On Tuesday, February 24, 2015 at 10:27:16 AM UTC-5, Paul Sanwald wrote:

More detail below, but the the crux of my question is: What's the best way
to spin up/down "on demand" an ES cluster on EC2 that uses ephermal local
storage? Essentially, I want to run the cluster during the week and spin
down over the weekend. Other than brute force snapshot/restore, is there
any more creative way to do this, like mirroring local storage to EBS or
similar?

Some more background:
We run multiple ES clusters on ec2 (we use opsworks for deployment
automation). We started out several years back using EBS because we didn't
know any better, and have switched over to using SSD based local storage.
The performance improvements have been unbelievable.

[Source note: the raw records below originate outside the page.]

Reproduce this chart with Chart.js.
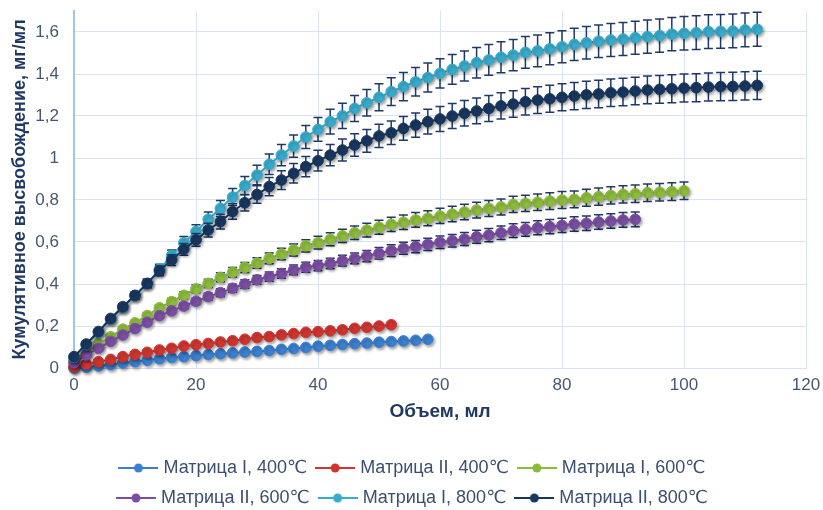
<!DOCTYPE html>
<html>
<head>
<meta charset="utf-8">
<script src="https://cdn.jsdelivr.net/npm/chart.js@4.4.0/dist/chart.umd.min.js"></script>
<style>
  html, body { margin: 0; padding: 0; background: #ffffff; }
  #wrap { width: 823px; height: 510px; }
</style>
</head>
<body>
<div id="wrap"><canvas id="releaseChart" width="823" height="510"></canvas></div>
<script>
// объем, мл (общая ось для всех серий, шаг 2 мл)
var volumeMl = [0, 2, 4, 6, 8, 10, 12, 14, 16, 18, 20, 22, 24, 26, 28, 30, 32, 34, 36, 38,
    40, 42, 44, 46, 48, 50, 52, 54, 56, 58, 60, 62, 64, 66, 68, 70, 72, 74, 76, 78,
    80, 82, 84, 86, 88, 90, 92, 94, 96, 98, 100, 102, 104, 106, 108, 110, 112];

var seriesNames = ['Матрица I, 400℃', 'Матрица II, 400℃', 'Матрица I, 600℃',
    'Матрица II, 600℃', 'Матрица I, 800℃', 'Матрица II, 800℃'];
var seriesColors = ['#3a7fd0', '#d0342f', '#8cbb3c', '#7a4ea2', '#37abcb', '#18365e'];
// процентные планки погрешностей (как в исходной диаграмме)
var errorPct = [0, 0, 5, 5, 5, 5];

var m1_400 = [0.000, 0.004, 0.010, 0.016, 0.024, 0.030, 0.037, 0.044, 0.050, 0.054,
    0.059, 0.064, 0.068, 0.072, 0.076, 0.079, 0.083, 0.089, 0.093, 0.098,
    0.104, 0.108, 0.112, 0.116, 0.119, 0.123, 0.126, 0.129, 0.132, 0.137];
var m2_400 = [0.006, 0.019, 0.030, 0.041, 0.054, 0.065, 0.075, 0.086, 0.094, 0.105,
    0.111, 0.117, 0.124, 0.130, 0.137, 0.145, 0.150, 0.158, 0.164, 0.170,
    0.173, 0.177, 0.182, 0.189, 0.194, 0.200, 0.206];
var m1_600 = [0.035, 0.075, 0.114, 0.149, 0.185, 0.215, 0.250, 0.287, 0.316, 0.346,
    0.377, 0.403, 0.432, 0.456, 0.479, 0.500, 0.522, 0.543, 0.562, 0.582,
    0.597, 0.613, 0.629, 0.644, 0.657, 0.670, 0.684, 0.694, 0.705, 0.713,
    0.724, 0.733, 0.743, 0.752, 0.760, 0.767, 0.779, 0.784, 0.789, 0.795,
    0.800, 0.803, 0.811, 0.816, 0.822, 0.827, 0.830, 0.835, 0.837, 0.840, 0.844];
var m2_600 = [0.025, 0.062, 0.094, 0.127, 0.157, 0.188, 0.218, 0.249, 0.272, 0.295,
    0.318, 0.340, 0.359, 0.380, 0.400, 0.420, 0.435, 0.450, 0.467, 0.480,
    0.488, 0.498, 0.511, 0.522, 0.533, 0.546, 0.559, 0.570, 0.578, 0.589,
    0.599, 0.606, 0.614, 0.625, 0.633, 0.644, 0.654, 0.660, 0.668, 0.673,
    0.679, 0.686, 0.689, 0.695, 0.700, 0.705, 0.708];
var m1_800 = [0.050, 0.110, 0.170, 0.232, 0.288, 0.345, 0.402, 0.470, 0.535, 0.596,
    0.650, 0.708, 0.760, 0.814, 0.869, 0.919, 0.970, 1.014, 1.057, 1.100,
    1.136, 1.173, 1.201, 1.236, 1.263, 1.289, 1.316, 1.340, 1.363, 1.383,
    1.403, 1.422, 1.438, 1.454, 1.467, 1.480, 1.490, 1.503, 1.510, 1.520,
    1.530, 1.541, 1.549, 1.556, 1.562, 1.567, 1.573, 1.578, 1.583, 1.590,
    1.594, 1.597, 1.602, 1.603, 1.605, 1.610, 1.613];
var m2_800 = [0.054, 0.114, 0.174, 0.236, 0.292, 0.346, 0.403, 0.463, 0.514, 0.565,
    0.610, 0.657, 0.697, 0.745, 0.787, 0.826, 0.864, 0.895, 0.927, 0.959,
    0.987, 1.014, 1.038, 1.062, 1.082, 1.105, 1.120, 1.141, 1.157, 1.173,
    1.186, 1.200, 1.213, 1.224, 1.236, 1.248, 1.257, 1.268, 1.276, 1.282,
    1.289, 1.295, 1.301, 1.305, 1.311, 1.314, 1.319, 1.324, 1.327, 1.330,
    1.333, 1.335, 1.338, 1.340, 1.341, 1.343, 1.346];

var xTicks = [0, 20, 40, 60, 80, 100, 120];
var yTicks = [0, 0.2, 0.4, 0.6, 0.8, 1, 1.2, 1.4, 1.6];

var allSeries = [m1_400, m2_400, m1_600, m2_600, m1_800, m2_800];

var FONT = "'Liberation Sans', Arial, 'DejaVu Sans', sans-serif";
var TEXT_COLOR = '#475770';
var LEGEND_COLOR = '#3d4f6e';
var TITLE_COLOR = '#1f3864';
var GRID_COLOR = '#d9e3f3';

// значок легенды: линия с маркером
function makeSwatch(color) {
    var c = document.createElement('canvas');
    c.width = 40; c.height = 14;
    var g = c.getContext('2d');
    g.strokeStyle = color; g.lineWidth = 2;
    g.beginPath(); g.moveTo(0, 7); g.lineTo(40, 7); g.stroke();
    g.fillStyle = color;
    g.beginPath(); g.arc(20, 7, 4.5, 0, Math.PI * 2); g.fill();
    return c;
}
var swatches = seriesColors.map(makeSwatch);

var datasets = allSeries.map(function (vals, i) {
    return {
        label: seriesNames[i],
        data: vals.map(function (v, k) { return { x: volumeMl[k], y: v }; }),
        borderColor: seriesColors[i],
        backgroundColor: seriesColors[i],
        pointBackgroundColor: seriesColors[i],
        pointBorderColor: seriesColors[i],
        borderWidth: 2,
        pointRadius: 5.3,
        pointBorderWidth: 1,
        tension: 0,
        clip: false,
        order: allSeries.length - i,
        errPct: errorPct[i]
    };
});

// планки погрешностей + тень как в Excel
var errorBars = {
    id: 'errorBars',
    beforeDatasetDraw: function (chart, args) {
        var ds = chart.data.datasets[args.index];
        var ctx = chart.ctx;
        var ys = chart.scales.y;
        if (ds.errPct) {
            ctx.save();
            ctx.strokeStyle = '#1f3864';
            ctx.lineWidth = 1.5;
            args.meta.data.forEach(function (pt, k) {
                var v = ds.data[k].y;
                var d = v * ds.errPct / 100;
                var yt = ys.getPixelForValue(v + d);
                var yb = ys.getPixelForValue(v - d);
                ctx.beginPath();
                ctx.moveTo(pt.x, yt); ctx.lineTo(pt.x, yb);
                ctx.moveTo(pt.x - 4.5, yt); ctx.lineTo(pt.x + 4.5, yt);
                ctx.moveTo(pt.x - 4.5, yb); ctx.lineTo(pt.x + 4.5, yb);
                ctx.stroke();
            });
            ctx.restore();
        }
        ctx.save();
        ctx.shadowColor = 'rgba(0,0,0,0.35)';
        ctx.shadowBlur = 3;
        ctx.shadowOffsetX = 1.5;
        ctx.shadowOffsetY = 2;
    },
    afterDatasetDraw: function (chart) {
        chart.ctx.restore();
    }
};

// легенда в две строки по три элемента
var LEGEND_W = 680, LEGEND_TOP = 447, LEGEND_CX = 414;
var legendPlacer = {
    id: 'legendPlacer',
    beforeLayout: function (chart) {
        var lg = chart.legend;
        if (lg && !lg._narrow) {
            var upd = lg.update;
            lg.update = function (w, h, m) { return upd.call(this, LEGEND_W, h, m); };
            lg._narrow = true;
        }
    },
    afterLayout: function (chart) {
        var lg = chart.legend;
        if (!lg) return;
        var h = lg.height;
        lg.left = LEGEND_CX - LEGEND_W / 2;
        lg.right = lg.left + LEGEND_W;
        lg.width = LEGEND_W;
        lg.top = LEGEND_TOP;
        lg.bottom = LEGEND_TOP + h;
    }
};

var ctx = document.getElementById('releaseChart').getContext('2d');
var myChart = new Chart(ctx, {
    type: 'line',
    data: { datasets: datasets },
    plugins: [errorBars, legendPlacer],
    options: {
        responsive: false,
        animation: false,
        devicePixelRatio: 1,
        layout: { padding: { top: 11, right: 17, left: 0, bottom: 0 } },
        scales: {
            x: {
                type: 'linear',
                min: 0,
                max: 120,
                afterBuildTicks: function (s) {
                    s.ticks = xTicks.map(function (v) { return { value: v }; });
                },
                afterFit: function (s) {
                    s.height = 72;
                    s.paddingLeft = 0; s.paddingRight = 0;
                },
                ticks: {
                    color: TEXT_COLOR,
                    padding: 7,
                    font: { family: FONT, size: 17 },
                    callback: function (v) { return String(v); }
                },
                grid: { color: GRID_COLOR, lineWidth: 1, drawTicks: false },
                border: { color: GRID_COLOR, width: 1 },
                title: {
                    display: true,
                    text: 'Объем, мл',
                    color: TITLE_COLOR,
                    font: { family: FONT, size: 19, weight: 'bold' },
                    padding: { top: 6, bottom: 17 }
                }
            },
            y: {
                min: 0,
                max: 1.7,
                afterBuildTicks: function (s) {
                    s.ticks = yTicks.map(function (v) { return { value: v }; });
                },
                afterFit: function (s) {
                    s.width = 74;
                    s.paddingTop = 0; s.paddingBottom = 0;
                },
                ticks: {
                    color: TEXT_COLOR,
                    padding: 15,
                    font: { family: FONT, size: 17 },
                    callback: function (v) { return String(+v.toFixed(1)).replace('.', ','); }
                },
                grid: { color: GRID_COLOR, lineWidth: 1, drawTicks: false },
                border: { color: '#a3c4ea', width: 2 },
                title: {
                    display: true,
                    text: 'Кумулятивное высвобождение, мг/мл',
                    color: TITLE_COLOR,
                    font: { family: FONT, size: 18, weight: 'bold' },
                    padding: { top: 9, bottom: 6 }
                }
            }
        },
        plugins: {
            tooltip: { enabled: false },
            legend: {
                position: 'bottom',
                labels: {
                    usePointStyle: true,
                    pointStyleWidth: 32,
                    padding: 12,
                    color: LEGEND_COLOR,
                    font: { family: FONT, size: 18 },
                    generateLabels: function (chart) {
                        return chart.data.datasets.map(function (ds, i) {
                            return {
                                text: seriesNames[i],
                                fillStyle: seriesColors[i],
                                strokeStyle: seriesColors[i],
                                lineWidth: 0,
                                pointStyle: swatches[i],
                                fontColor: LEGEND_COLOR,
                                hidden: false,
                                datasetIndex: i
                            };
                        });
                    }
                }
            }
        }
    }
});
</script>
</body>
</html>
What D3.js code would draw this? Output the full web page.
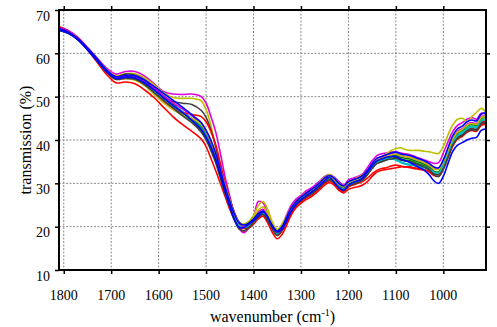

Obviously, using ephermal local storage comes at a cost: we use
replication, take frequent snapshots, and store all source data to mitigate
the risk of data loss. the other thing that local storage means is that our
cluster essentially needs to be up and running 24/7, which I think is a
fairly normal.

I'm investigating some ways to save on cost for a large-ish cluster, and
one of the things is that we don't need it to necessarily run 24/7;
specifically, we want to turn the cluster off over the weekend. That said,
restoring terabytes from snapshot doesn't seem like a very efficient way to
do this, so I want to consider options, and was hoping the community could
help me in identifying options that I am missing.

thanks in advance for any thoughts you may have.